It's not easy to solve the problems of employers struggling to find the workers they need, and, on the flip side, getting job seekers into good positions.
And that's why workforce development remains a top priority for the Buffalo Niagara Partnership.
The Partnership is attempting to make an impact, supporting an industry-led coalition called Employ Buffalo Niagara. The coalition wants to create a better system for matching employers eager to hire with workforce agencies trying to place clients in jobs, said Dottie Gallagher-Cohen, the Partnership's president and CEO.
"What we're trying to do is make sure that we get the people lined up properly, that the clients you have are qualified for or ready for the jobs they are interested in," she said.
Employ Buffalo Niagara is now in its second year and has 96 members, more than double the number a year ago. The workforce development push was highlighted in the Partnership's annual report to members, which was presented Thursday in Larkin Square.
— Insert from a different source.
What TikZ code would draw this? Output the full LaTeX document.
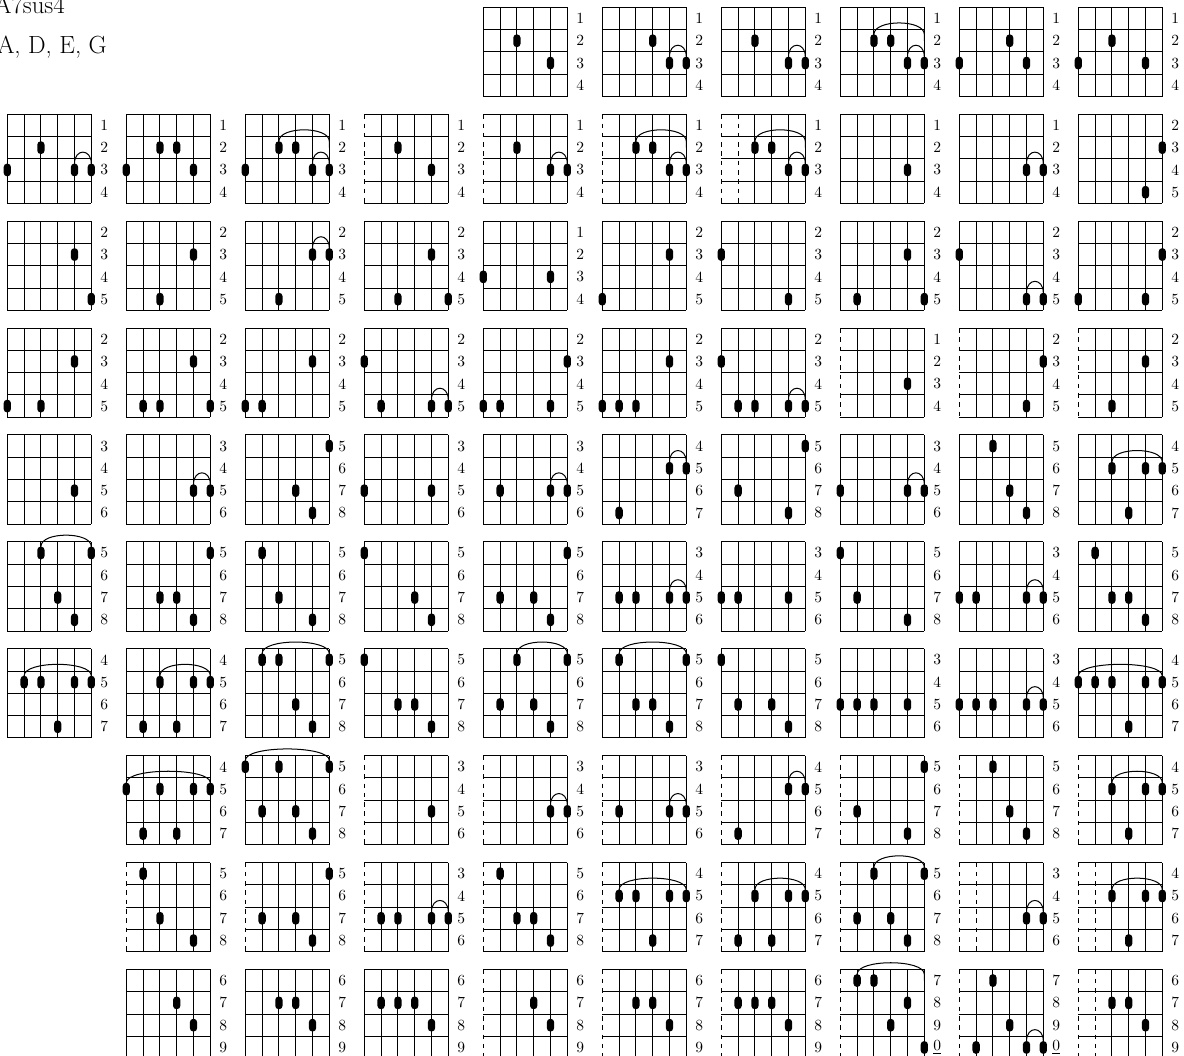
\documentclass[tikz,border=0pt]{standalone}
\usepackage{fontspec}
\usetikzlibrary{positioning}

\tikzset{
  fret line/.style={line width=0.65pt},
  muted string/.style={dash pattern=on 3pt off 3pt},
  finger/.style={fill=black, rounded corners=2.2pt},
  slur/.style={line width=0.65pt},
  fret label/.style={anchor=west, inner sep=0pt, font=\normalsize},
  title text/.style={anchor=base west, inner sep=0pt, font=\fontsize{16}{19}\selectfont}
}

% \chord{col}{row}{first fret}{muted strings}{string/row dots}{from/to/row arcs}
\newcommand{\chord}[6]{%
  \begin{scope}[shift={({7.3+119*#1},{7.3+106.9*#2})}]
    \foreach \f in {0,...,4}
      \draw[fret line] (0,{22.3*\f}) -- (84,{22.3*\f});
    \foreach \s in {1,...,6}{
      \ifnum\s>#4\relax
        \draw[fret line] ({16.8*(\s-1)},0) -- ({16.8*(\s-1)},89.2);
      \else
        \draw[fret line,muted string] ({16.8*(\s-1)},0) -- ({16.8*(\s-1)},89.2);
      \fi}
    \foreach \k in {0,...,3}{
      \pgfmathtruncatemacro\lab{#3+\k}
      \node[fret label] (lab-#2-#1-\k) at (92.7,{22.3*\k+11.15})
        {\ifnum\lab=10 \underline{0}\else\lab\fi};}
    \foreach \s/\r in {#5}
      \fill[finger] ({16.8*(\s-1)-3.65},{22.3*(\r-0.5)-6.35}) rectangle +(7.3,12.7);
    \if\relax\detokenize{#6}\relax\else
      \foreach \a/\b/\r in {#6}
        \draw[slur] ({16.8*(\a-1)},{22.3*(\r-0.5)}) -- ({16.8*(\a-1)},{22.3*(\r-0.5)-6.35})
          .. controls +(0,-15.3) and +(0,-15.3) .. ({16.8*(\b-1)},{22.3*(\r-0.5)-6.35})
          -- ({16.8*(\b-1)},{22.3*(\r-0.5)});
    \fi
  \end{scope}}

\begin{document}
\begin{tikzpicture}[x=0.645pt, y=-0.645pt]
  \useasboundingbox (0,0) rectangle (1184,1055);
  \node[title text] (chordname) at (-6,13) {A7sus4};
  \node[title text] (notes) at (-3,53) {A, D, E, G};

  % row 1
  \chord{4}{0}{1}{0}{3/2,5/3}{}
  \chord{5}{0}{1}{0}{4/2,5/3,6/3}{5/6/3}
  \chord{6}{0}{1}{0}{3/2,5/3,6/3}{5/6/3}
  \chord{7}{0}{1}{0}{3/2,4/2,5/3,6/3}{3/6/2,5/6/3}
  \chord{8}{0}{1}{0}{4/2,1/3,5/3}{}
  \chord{9}{0}{1}{0}{3/2,1/3,5/3}{}
  % row 2
  \chord{0}{1}{1}{0}{3/2,1/3,5/3,6/3}{5/6/3}
  \chord{1}{1}{1}{0}{3/2,4/2,1/3,5/3}{}
  \chord{2}{1}{1}{0}{3/2,4/2,1/3,5/3,6/3}{3/6/2,5/6/3}
  \chord{3}{1}{1}{1}{3/2,5/3}{}
  \chord{4}{1}{1}{1}{3/2,5/3,6/3}{5/6/3}
  \chord{5}{1}{1}{1}{3/2,4/2,5/3,6/3}{3/6/2,5/6/3}
  \chord{6}{1}{1}{2}{3/2,4/2,5/3,6/3}{3/6/2,5/6/3}
  \chord{7}{1}{1}{0}{5/3}{}
  \chord{8}{1}{1}{0}{5/3,6/3}{5/6/3}
  \chord{9}{1}{2}{0}{6/2,5/4}{}
  % row 3
  \chord{0}{2}{2}{0}{5/2,6/4}{}
  \chord{1}{2}{2}{0}{5/2,3/4}{}
  \chord{2}{2}{2}{0}{5/2,6/2,3/4}{5/6/2}
  \chord{3}{2}{2}{0}{5/2,3/4,6/4}{}
  \chord{4}{2}{1}{0}{1/3,5/3}{}
  \chord{5}{2}{2}{0}{5/2,1/4}{}
  \chord{6}{2}{2}{0}{1/2,5/4}{}
  \chord{7}{2}{2}{0}{5/2,2/4,6/4}{}
  \chord{8}{2}{2}{0}{1/2,5/4,6/4}{5/6/4}
  \chord{9}{2}{2}{0}{6/2,1/4,5/4}{}
  % row 4
  \chord{0}{3}{2}{0}{5/2,1/4,3/4}{}
  \chord{1}{3}{2}{0}{5/2,2/4,3/4,6/4}{}
  \chord{2}{3}{2}{0}{5/2,1/4,2/4}{}
  \chord{3}{3}{2}{0}{1/2,2/4,5/4,6/4}{5/6/4}
  \chord{4}{3}{2}{0}{6/2,1/4,2/4,5/4}{}
  \chord{5}{3}{2}{0}{5/2,1/4,2/4,3/4}{}
  \chord{6}{3}{2}{0}{1/2,2/4,3/4,5/4,6/4}{5/6/4}
  \chord{7}{3}{1}{1}{5/3}{}
  \chord{8}{3}{2}{1}{6/2,5/4}{}
  \chord{9}{3}{2}{1}{5/2,3/4}{}
  % row 5
  \chord{0}{4}{3}{0}{5/3}{}
  \chord{1}{4}{3}{0}{5/3,6/3}{5/6/3}
  \chord{2}{4}{5}{0}{6/1,4/3,5/4}{}
  \chord{3}{4}{3}{0}{1/3,5/3}{}
  \chord{4}{4}{3}{0}{2/3,5/3,6/3}{5/6/3}
  \chord{5}{4}{4}{0}{5/2,6/2,2/4}{5/6/2}
  \chord{6}{4}{5}{0}{6/1,2/3,5/4}{}
  \chord{7}{4}{3}{0}{1/3,5/3,6/3}{5/6/3}
  \chord{8}{4}{5}{0}{3/1,4/3,5/4}{}
  \chord{9}{4}{4}{0}{3/2,5/2,6/2,4/4}{3/6/2}
  % row 6
  \chord{0}{5}{5}{0}{3/1,6/1,4/3,5/4}{3/6/1}
  \chord{1}{5}{5}{0}{6/1,3/3,4/3,5/4}{}
  \chord{2}{5}{5}{0}{2/1,3/3,5/4}{}
  \chord{3}{5}{5}{0}{1/1,4/3,5/4}{}
  \chord{4}{5}{5}{0}{6/1,2/3,4/3,5/4}{}
  \chord{5}{5}{3}{0}{2/3,3/3,5/3,6/3}{5/6/3}
  \chord{6}{5}{3}{0}{1/3,2/3,5/3}{}
  \chord{7}{5}{5}{0}{1/1,2/3,5/4}{}
  \chord{8}{5}{3}{0}{1/3,2/3,5/3,6/3}{5/6/3}
  \chord{9}{5}{5}{0}{2/1,3/3,4/3,5/4}{}
  % row 7
  \chord{0}{6}{4}{0}{2/2,3/2,5/2,6/2,4/4}{2/6/2}
  \chord{1}{6}{4}{0}{3/2,5/2,6/2,2/4,4/4}{3/6/2}
  \chord{2}{6}{5}{0}{2/1,3/1,6/1,4/3,5/4}{2/6/1}
  \chord{3}{6}{5}{0}{1/1,3/3,4/3,5/4}{}
  \chord{4}{6}{5}{0}{3/1,6/1,2/3,4/3,5/4}{3/6/1}
  \chord{5}{6}{5}{0}{2/1,6/1,3/3,4/3,5/4}{2/6/1}
  \chord{6}{6}{5}{0}{1/1,2/3,4/3,5/4}{}
  \chord{7}{6}{3}{0}{1/3,2/3,3/3,5/3}{}
  \chord{8}{6}{3}{0}{1/3,2/3,3/3,5/3,6/3}{5/6/3}
  \chord{9}{6}{4}{0}{1/2,2/2,3/2,5/2,6/2,4/4}{1/6/2}
  % row 8
  \chord{1}{7}{4}{0}{1/2,3/2,5/2,6/2,2/4,4/4}{1/6/2}
  \chord{2}{7}{5}{0}{1/1,3/1,6/1,2/3,4/3,5/4}{1/6/1}
  \chord{3}{7}{3}{1}{5/3}{}
  \chord{4}{7}{3}{1}{5/3,6/3}{5/6/3}
  \chord{5}{7}{3}{1}{2/3,5/3,6/3}{5/6/3}
  \chord{6}{7}{4}{1}{5/2,6/2,2/4}{5/6/2}
  \chord{7}{7}{5}{1}{6/1,2/3,5/4}{}
  \chord{8}{7}{5}{1}{3/1,4/3,5/4}{}
  \chord{9}{7}{4}{1}{3/2,5/2,6/2,4/4}{3/6/2}
  % row 9
  \chord{1}{8}{5}{1}{2/1,3/3,5/4}{}
  \chord{2}{8}{5}{1}{6/1,2/3,4/3,5/4}{}
  \chord{3}{8}{3}{1}{2/3,3/3,5/3,6/3}{5/6/3}
  \chord{4}{8}{5}{1}{2/1,3/3,4/3,5/4}{}
  \chord{5}{8}{4}{1}{2/2,3/2,5/2,6/2,4/4}{2/6/2}
  \chord{6}{8}{4}{1}{3/2,5/2,6/2,2/4,4/4}{3/6/2}
  \chord{7}{8}{5}{1}{3/1,6/1,2/3,4/3,5/4}{3/6/1}
  \chord{8}{8}{3}{2}{5/3,6/3}{5/6/3}
  \chord{9}{8}{4}{2}{3/2,5/2,6/2,4/4}{3/6/2}
  % row 10
  \chord{1}{9}{6}{0}{4/2,5/3}{}
  \chord{2}{9}{6}{0}{3/2,4/2,5/3}{}
  \chord{3}{9}{6}{0}{2/2,3/2,4/2,5/3}{}
  \chord{4}{9}{6}{1}{4/2,5/3}{}
  \chord{5}{9}{6}{1}{3/2,4/2,5/3}{}
  \chord{6}{9}{6}{1}{2/2,3/2,4/2,5/3}{}
  \chord{7}{9}{7}{1}{2/1,3/1,5/2,4/3,6/4}{2/6/1}
  \chord{8}{9}{7}{1}{3/1,4/3,2/4,5/4,6/4}{5/6/4}
  \chord{9}{9}{6}{2}{3/2,4/2,5/3}{}
\end{tikzpicture}
\end{document}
Employ Buffalo Niagara is concentrating on three pressing issues this year: access and transportation to improve the ways workers access job opportunities; career awareness for the working poor as a way to reach low-wage and underemployed people; and maximizing public and private resources to achieve better results in workforce development.
Gallagher-Cohen said the coalition's efforts are vital to the local economy's growth potential.
"You can't grow private sector jobs unless you have a workforce," she said. "It used to be, back in the day, does a community have land? Do you have incentives? Now the most important thing is talent. It's all about talent."
There's no question workers are getting harder to find. The 23,400 people who were classified as being unemployed during May was the fewest for that month since 2000, according to data released earlier this week by the state Labor Department. The region's overall labor force has shrunk by more than 38,000 people over the past decade, mainly as baby boomers retire and the region's overall population has stagnated.
In a related step, the Partnership has created a diversity and inclusion council, aimed at helping employers attract and retain a more diverse workforce. More than 50 employers have joined the council.
"Diversity and inclusion is a big part of the solution," Gallagher-Cohen said.
Gallagher-Cohen said the Buffalo Niagara region is at a "very critical point."
"We are feeling the renaissance here and we're seeing it, and we really are doing so much better as a community than we were even a decade ago," she said. "But when we compare ourselves to other communities, we have a long way to go, in terms of private-sector job creation, in terms of reducing regulation and taxes, in terms of creating jobs and a more inclusive economy where everyone can win."
Other highlights from the annual report to members:
• OneJet has had 138 flights between Buffalo and Albany, carrying more than 2,100 passengers in each direction, since the airline launched the service last February, said Kimberley Minkel, the Niagara Frontier Transportation Authority's executive director.
The NFTA had asked the Partnership to bring together business leaders and regional employers to meet with OneJet when the airline explored offering the Buffalo-Albany route, Minkel said. The Buffalo Niagara International Airport had lost that route almost eight years ago.
"Thanks to the feedback of Partnership members, OneJet knew the appeal of this service was the ability to travel from Buffalo to Albany and be back the same day," said Ken Kujawa, National Grid's regional manager.
• Art Wingerter, president of Univera Healthcare, will be the Partnership's next board chairman, succeeding Louis Panzica, CEO of Power Drives.